Transpondo esse quadro para o fenômeno político, pode-se dizer que cada organismo tem poder sobre tudo de que depende sua sobrevivência, evidentemente, em condições normais, pois pode sobrevir uma catástrofe ou mudança ecológica. A capacidade de agir em termos de sua própria sobrevivência é mais ou menos inata nos animais. Já vimos que o homem, ao contrário dos animais, não tem comportamentos hereditários, nem foi fabricado para determinada ecologia; cria não só os seus comportamentos, como controla e constrói sua ecologia. Assim, o homem é, ao mesmo tempo, dentre os animais, o mais indefeso em sua origem e o mais poderoso no processo de sobrevivência, porque é capaz de fabricar novas estratégias de comportamento e mudar a ecologia, não sendo um animal “especializado”. Não tendo comportamentos inatos, pode ser vítima de qualquer agressão do meio e, sendo capaz de inventar seu próprio comportamento e construir sua própria ecologia, é praticamente invulnerável às agressões do meio. Por aí se vê como é importante a “educação” do homem: a educação é precisamente o mecanismo de criação de condições para que o homem desenvolva todas as suas possibilidades de construção dos mais complexos e mais variados comportamentos, de criar a ecologia mais adequada às suas necessidades. Este problema é tanto mais grave quanto mais se desenvolve o homem e quanto mais se modifica a ecologia (cultura). Uma educação pelo hábito seria a fixação para sempre de um tipo estereotipado de cultura e de comportamento, o que reduziria o homem a um animal qualquer com comportamentos hereditários estereotipados e adequados apenas a determinada ecologia … O homem tem um alimento específico, podendo desenvolver os mais sofisticados tipos de fome. Pode, por exemplo, desenvolver a necessidade de ouvir Bach, que é uma necessidade (fome) que só se apresentar se o indivíduo conseguir evoluir para estados muito elevados de desenvolvimento. Assim, a natureza inteira pode vir a ser, eventualmente, alimento para o homem.

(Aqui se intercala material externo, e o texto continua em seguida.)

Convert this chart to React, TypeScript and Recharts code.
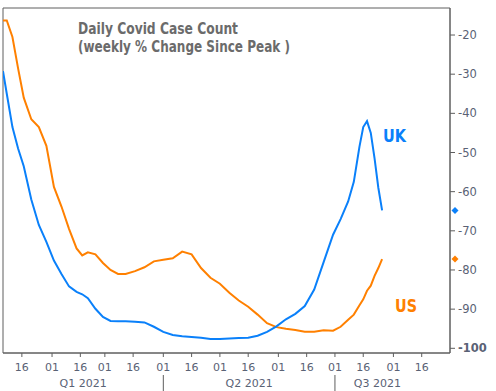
import React from 'react';
import { LineChart, Line, XAxis, YAxis, ReferenceArea, ReferenceDot } from 'recharts';

// day index: Jan 1 2021 = 0
const days = [5, 7, 10, 13, 16, 20, 24, 28, 32, 36, 40, 44, 47, 50, 54, 58, 62, 66, 70, 75, 80, 85, 90, 95, 100, 105, 110, 115, 120, 125, 130, 135, 140, 145, 150, 155, 160, 165, 170, 175, 180, 184, 188, 191, 194, 196, 198, 200, 202, 204, 206];
const usValues = [-16.3, -16.3, -20.5, -28.5, -36, -41.5, -43.5, -48.3, -58.8, -63.8, -69.5, -74.5, -76.3, -75.5, -76.0, -78.2, -80.0, -81.0, -81.0, -80.3, -79.3, -77.8, -77.4, -77.0, -75.3, -76.0, -79.5, -82.0, -83.5, -85.8, -87.8, -89.4, -91.4, -93.6, -94.6, -95.0, -95.3, -95.8, -95.8, -95.4, -95.5, -94.5, -92.7, -91.4, -89.0, -87.5, -85.3, -84.0, -81.5, -79.5, -77.2];
const ukValues = [-29.2, -35, -43.5, -49, -53.5, -62, -68.5, -72.8, -77.6, -81, -84.2, -85.6, -86.2, -87.2, -89.9, -92.0, -93.0, -93.1, -93.1, -93.2, -93.4, -94.5, -95.8, -96.6, -96.9, -97.1, -97.3, -97.6, -97.6, -97.5, -97.4, -97.3, -96.8, -95.8, -94.4, -92.6, -91.2, -89.2, -85.0, -78.0, -71.0, -67.0, -62.5, -57.5, -48.5, -43.5, -42.0, -45.0, -51.5, -59.0, -64.8];

const tickDays = [15, 31, 46, 59, 74, 90, 105, 120, 135, 151, 166, 181, 196, 212, 227];
const tickLabels = ['16', '01', '16', '01', '16', '01', '16', '01', '16', '01', '16', '01', '16', '01', '16'];
const quarterNames = ['Q1 2021', 'Q2 2021', 'Q3 2021'];
const quarterStarts = [5, 90, 181];
const quarterEnds = [90, 181, 226];
const yTicks = [-20, -30, -40, -50, -60, -70, -80, -90, -100];

const X_DOMAIN: [number, number] = [5, 242];
const Y_DOMAIN: [number, number] = [-101.2, -13.1];

const UK_COLOR = '#0a80fa';
const US_COLOR = '#ff8000';
const AXIS_COLOR = '#5e5e5e';
const TICK_COLOR = '#5a6275';
const FONT = '"DejaVu Sans", sans-serif';

const data = days.map((d, i) => ({ day: d, us: usValues[i], uk: ukValues[i] }));

const quarterCenters = quarterStarts.map((s, i) => (s + quarterEnds[i]) / 2);
const quarterBounds = quarterStarts.slice(1);
const allTicks = Array.from(new Set([...tickDays, ...quarterCenters])).sort((a, b) => a - b);

const DayTick = (props: any) => {
  const { x, y, payload } = props;
  const v = payload.value;
  const di = tickDays.indexOf(v);
  const qi = quarterCenters.indexOf(v);
  return (
    <g>
      {di >= 0 && <line x1={x} x2={x} y1={y} y2={y + 4} stroke={AXIS_COLOR} />}
      {di >= 0 && (
        <text x={x} y={y + 18} textAnchor="middle" fill={TICK_COLOR} fontSize={11} fontFamily={FONT}>
          {tickLabels[di]}
        </text>
      )}
      {quarterBounds.includes(v) && <line x1={x} x2={x} y1={y + 22} y2={y + 38} stroke={AXIS_COLOR} />}
      {qi >= 0 && (
        <text x={x} y={y + 34} textAnchor="middle" fill={TICK_COLOR} fontSize={11} fontFamily={FONT}>
          {quarterNames[qi]}
        </text>
      )}
    </g>
  );
};

const ValueTick = (props: any) => {
  const { x, y, payload } = props;
  return (
    <text x={x} y={y} dy="0.355em" textAnchor="start" fill={TICK_COLOR} fontSize={11.5} fontFamily={FONT}
      fontWeight={payload.value === -100 ? 'bold' : 'normal'}>
      {payload.value}
    </text>
  );
};

const Diamond = (color: string) => (props: any) => {
  const { cx, cy } = props;
  const px = cx + 5;
  return <polygon points={`${px},${cy - 3.5} ${px + 3.5},${cy} ${px},${cy + 3.5} ${px - 3.5},${cy}`} fill={color} />;
};

export default function App() {
  return (
    <div style={{ position: 'absolute', left: 0, top: 0, width: 496, height: 391, background: '#fff' }}>
      <LineChart width={496} height={391} data={data} margin={{ top: 8, right: 0, bottom: 0, left: 3 }}>
        <XAxis dataKey="day" type="number" domain={X_DOMAIN} allowDataOverflow ticks={allTicks} interval={0}
          height={38} tickSize={0} tickMargin={0} tick={<DayTick />}
          axisLine={{ stroke: AXIS_COLOR }} tickLine={false} />
        <YAxis orientation="right" type="number" domain={Y_DOMAIN} allowDataOverflow ticks={yTicks} interval={0}
          width={46} tickSize={5} tickMargin={3} tick={<ValueTick />}
          axisLine={{ stroke: AXIS_COLOR }} tickLine={{ stroke: AXIS_COLOR }} />
        <ReferenceArea x1={X_DOMAIN[0]} x2={X_DOMAIN[1]} y1={Y_DOMAIN[0]} y2={Y_DOMAIN[1]}
          fill="none" stroke={AXIS_COLOR} strokeWidth={1} />
        <Line type="linear" dataKey="us" stroke={US_COLOR} strokeWidth={2} dot={false} isAnimationActive={false} />
        <Line type="linear" dataKey="uk" stroke={UK_COLOR} strokeWidth={2} dot={false} isAnimationActive={false} />
        <ReferenceDot x={X_DOMAIN[1]} y={ukValues[ukValues.length - 1]} shape={Diamond(UK_COLOR)} />
        <ReferenceDot x={X_DOMAIN[1]} y={usValues[usValues.length - 1]} shape={Diamond(US_COLOR)} />
      </LineChart>
      <svg width={496} height={391} style={{ position: 'absolute', left: 0, top: 0, pointerEvents: 'none' }}>
        <text x={78} y={34} fontFamily={FONT} fontWeight="bold" fontSize={15.5} fill="#6b6b6b"
          textLength={160} lengthAdjust="spacingAndGlyphs">Daily Covid Case Count</text>
        <text x={78} y={52} fontFamily={FONT} fontWeight="bold" fontSize={15.5} fill="#6b6b6b"
          textLength={212} lengthAdjust="spacingAndGlyphs">(weekly % Change Since Peak )</text>
        <text x={383} y={142} fontFamily={FONT} fontWeight="bold" fontSize={18} fill={UK_COLOR}
          textLength={23} lengthAdjust="spacingAndGlyphs">UK</text>
        <text x={395} y={312} fontFamily={FONT} fontWeight="bold" fontSize={18} fill={US_COLOR}
          textLength={22} lengthAdjust="spacingAndGlyphs">US</text>
      </svg>
    </div>
  );
}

O homem, pois, é o sujeito para o qual a realidade inteira é objeto. Se seu comportamento pode construir as mais variadas estratégias, é imprevisível a que tipo de “objetos” estas estratégias virão a aplicar-se. A “necessidade” que os adolescentes tem de lutar uns com os outros, fenômeno que acontece também com algumas espécies de animais, deve provir desse excesso de estratégias disponíveis que só tem este meio de saatisfazer-se. Todo esquema adquirido passa a ser uma necessidade que deve ser satisfeita (“fome de estímulos”, conforme Jean Piaget). O homem altamente desenvolvido pode assimilar, real ou virtualmente, tudo, inclusive outros homens. Ora, assimilar, manipular o objeto é apossar-se dele (a posse pode ser virtual, caso em que se chama conhecimento). O conhecimento é uma espécie de domínio exercido pelo homem sobre a “natureza”).